In a release to the general public, he warned that information is still coming in; the sale was “commencing” on Thursday, so there are a lot of unknowns.
“We look forward to providing … information about employment opportunities and dates of when production will begin at Faircast, Inc.”
More information should be known over the next few days, he wrote. Laraby’s statement was sent to the Courier very early around 1 a.m. Thursday.
“Initial reports from the sale are positive,” Mayor Ed Malloy told the Courier Thursday morning.
”What we do know for sure,” said Laraby, “is that the operation will remain in Fairfield and that the local investment group is passionate about the long-term success and sustainability of the foundry.”
“It’s the good news we were all hoping for,” agreed Malloy. “Though we don’t know too many details, we’re happy with what we do know.”
Though he didn’t give details, he said there’d been a “cloud hanging over” the foundry for several years.
One engineer who’d spent more than 20 years with the foundry, Jeff Vorhies, said he'd had a lot of concerns about the former company and its leadership.
“Fairfield Castings used to be a decent place to work; in my opinion … that changed when Dexter sold to Revstone Industries. Things started to go downhill quickly after the sale,” he told the Courier.
He’s found a new foundry job, he said, and is happier now.
Whether there will be jobs for everyone at the new Faircast, neither Malloy nor Laraby could guess.

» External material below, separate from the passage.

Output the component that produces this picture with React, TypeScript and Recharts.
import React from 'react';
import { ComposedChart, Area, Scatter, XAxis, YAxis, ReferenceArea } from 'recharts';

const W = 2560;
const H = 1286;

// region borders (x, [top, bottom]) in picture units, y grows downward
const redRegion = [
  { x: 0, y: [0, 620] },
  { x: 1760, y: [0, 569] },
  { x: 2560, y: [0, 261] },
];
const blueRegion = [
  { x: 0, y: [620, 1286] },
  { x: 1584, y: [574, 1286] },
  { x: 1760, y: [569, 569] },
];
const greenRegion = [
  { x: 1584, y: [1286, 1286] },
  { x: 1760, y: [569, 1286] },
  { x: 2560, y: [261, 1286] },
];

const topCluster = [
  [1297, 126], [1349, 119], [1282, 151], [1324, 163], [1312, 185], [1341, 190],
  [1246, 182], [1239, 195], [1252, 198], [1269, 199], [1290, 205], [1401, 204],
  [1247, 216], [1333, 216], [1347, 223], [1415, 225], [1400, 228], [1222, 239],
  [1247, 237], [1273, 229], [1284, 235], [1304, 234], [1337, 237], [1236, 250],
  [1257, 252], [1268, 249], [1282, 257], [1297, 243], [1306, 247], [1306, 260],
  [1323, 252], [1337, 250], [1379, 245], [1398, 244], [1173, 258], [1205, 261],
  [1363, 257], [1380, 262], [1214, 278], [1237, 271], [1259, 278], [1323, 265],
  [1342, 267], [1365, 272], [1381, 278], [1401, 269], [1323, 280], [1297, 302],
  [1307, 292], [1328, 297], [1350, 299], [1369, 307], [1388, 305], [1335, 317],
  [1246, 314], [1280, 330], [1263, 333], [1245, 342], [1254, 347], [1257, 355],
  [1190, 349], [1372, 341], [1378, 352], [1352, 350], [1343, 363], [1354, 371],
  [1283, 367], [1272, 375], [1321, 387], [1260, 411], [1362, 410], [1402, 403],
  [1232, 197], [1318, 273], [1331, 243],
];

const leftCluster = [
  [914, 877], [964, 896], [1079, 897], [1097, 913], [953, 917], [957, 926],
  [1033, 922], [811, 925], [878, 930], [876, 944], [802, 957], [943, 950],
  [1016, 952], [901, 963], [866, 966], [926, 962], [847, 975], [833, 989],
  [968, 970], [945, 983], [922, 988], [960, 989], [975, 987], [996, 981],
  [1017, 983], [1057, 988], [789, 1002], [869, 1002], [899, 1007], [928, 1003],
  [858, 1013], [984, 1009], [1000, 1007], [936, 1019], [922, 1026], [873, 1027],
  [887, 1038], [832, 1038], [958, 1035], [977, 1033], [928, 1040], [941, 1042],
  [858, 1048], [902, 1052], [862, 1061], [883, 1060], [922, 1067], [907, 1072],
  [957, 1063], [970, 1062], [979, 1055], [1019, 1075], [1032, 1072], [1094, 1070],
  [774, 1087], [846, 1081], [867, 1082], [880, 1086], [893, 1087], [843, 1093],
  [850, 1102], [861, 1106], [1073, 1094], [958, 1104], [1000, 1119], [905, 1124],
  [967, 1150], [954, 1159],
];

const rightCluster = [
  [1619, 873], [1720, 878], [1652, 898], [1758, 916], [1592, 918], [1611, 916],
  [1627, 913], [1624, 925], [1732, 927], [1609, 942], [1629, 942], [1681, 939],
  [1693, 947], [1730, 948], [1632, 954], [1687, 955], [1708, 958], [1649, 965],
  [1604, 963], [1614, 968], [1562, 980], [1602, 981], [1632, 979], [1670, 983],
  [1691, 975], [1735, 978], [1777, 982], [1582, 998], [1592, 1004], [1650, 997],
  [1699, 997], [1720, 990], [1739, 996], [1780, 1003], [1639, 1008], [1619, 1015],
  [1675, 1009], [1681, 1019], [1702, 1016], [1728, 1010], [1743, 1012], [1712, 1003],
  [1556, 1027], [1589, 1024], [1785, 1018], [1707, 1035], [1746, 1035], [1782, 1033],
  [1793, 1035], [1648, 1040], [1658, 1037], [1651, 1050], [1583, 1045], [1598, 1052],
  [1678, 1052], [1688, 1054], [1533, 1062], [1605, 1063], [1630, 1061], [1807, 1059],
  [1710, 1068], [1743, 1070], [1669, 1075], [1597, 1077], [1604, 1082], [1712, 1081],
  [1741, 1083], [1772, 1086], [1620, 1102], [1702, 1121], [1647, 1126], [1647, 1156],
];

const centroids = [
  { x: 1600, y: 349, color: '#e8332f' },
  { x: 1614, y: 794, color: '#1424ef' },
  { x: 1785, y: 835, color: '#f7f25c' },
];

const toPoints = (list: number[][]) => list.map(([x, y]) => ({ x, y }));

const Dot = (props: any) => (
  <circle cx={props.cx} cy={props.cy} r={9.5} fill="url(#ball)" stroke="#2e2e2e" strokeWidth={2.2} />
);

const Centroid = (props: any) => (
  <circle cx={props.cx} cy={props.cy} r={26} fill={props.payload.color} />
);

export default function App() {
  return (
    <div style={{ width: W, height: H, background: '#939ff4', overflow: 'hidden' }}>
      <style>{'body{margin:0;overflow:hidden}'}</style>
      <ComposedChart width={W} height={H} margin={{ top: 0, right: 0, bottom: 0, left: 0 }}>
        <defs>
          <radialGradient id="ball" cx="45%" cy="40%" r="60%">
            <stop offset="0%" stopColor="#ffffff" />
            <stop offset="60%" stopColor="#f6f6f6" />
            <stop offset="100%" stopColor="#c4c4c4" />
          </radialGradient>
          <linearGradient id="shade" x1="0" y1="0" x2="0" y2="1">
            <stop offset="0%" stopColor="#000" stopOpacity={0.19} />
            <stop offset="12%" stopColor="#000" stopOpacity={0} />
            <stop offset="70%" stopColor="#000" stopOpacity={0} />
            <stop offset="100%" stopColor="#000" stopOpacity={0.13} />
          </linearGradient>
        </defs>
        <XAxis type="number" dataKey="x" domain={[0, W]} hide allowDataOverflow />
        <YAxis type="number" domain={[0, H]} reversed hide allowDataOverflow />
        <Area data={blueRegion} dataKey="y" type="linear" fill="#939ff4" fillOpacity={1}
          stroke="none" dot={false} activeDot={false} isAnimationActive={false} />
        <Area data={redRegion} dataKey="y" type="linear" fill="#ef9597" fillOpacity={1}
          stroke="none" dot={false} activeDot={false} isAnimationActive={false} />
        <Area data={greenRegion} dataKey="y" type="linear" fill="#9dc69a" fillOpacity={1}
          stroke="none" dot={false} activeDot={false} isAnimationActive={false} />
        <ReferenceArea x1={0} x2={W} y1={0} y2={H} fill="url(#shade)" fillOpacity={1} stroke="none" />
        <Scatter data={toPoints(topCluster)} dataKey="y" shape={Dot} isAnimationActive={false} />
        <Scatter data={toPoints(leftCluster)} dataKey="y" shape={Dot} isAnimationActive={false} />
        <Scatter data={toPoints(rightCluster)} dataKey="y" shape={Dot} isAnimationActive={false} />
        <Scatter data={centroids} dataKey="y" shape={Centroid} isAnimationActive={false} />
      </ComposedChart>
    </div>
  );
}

But FEDA said they’re ready to help.
“Prior to learning who the new ownership would be, FEDA began organizing and advertising for a manufacturing job fair set for July 6 in Fairfield.
“Almost all the manufacturing companies in Fairfield have open positions and are currently hiring,” Laraby said. “Even though we are positive about the future of the foundry, FEDA has decided to continue with holding the job fair.”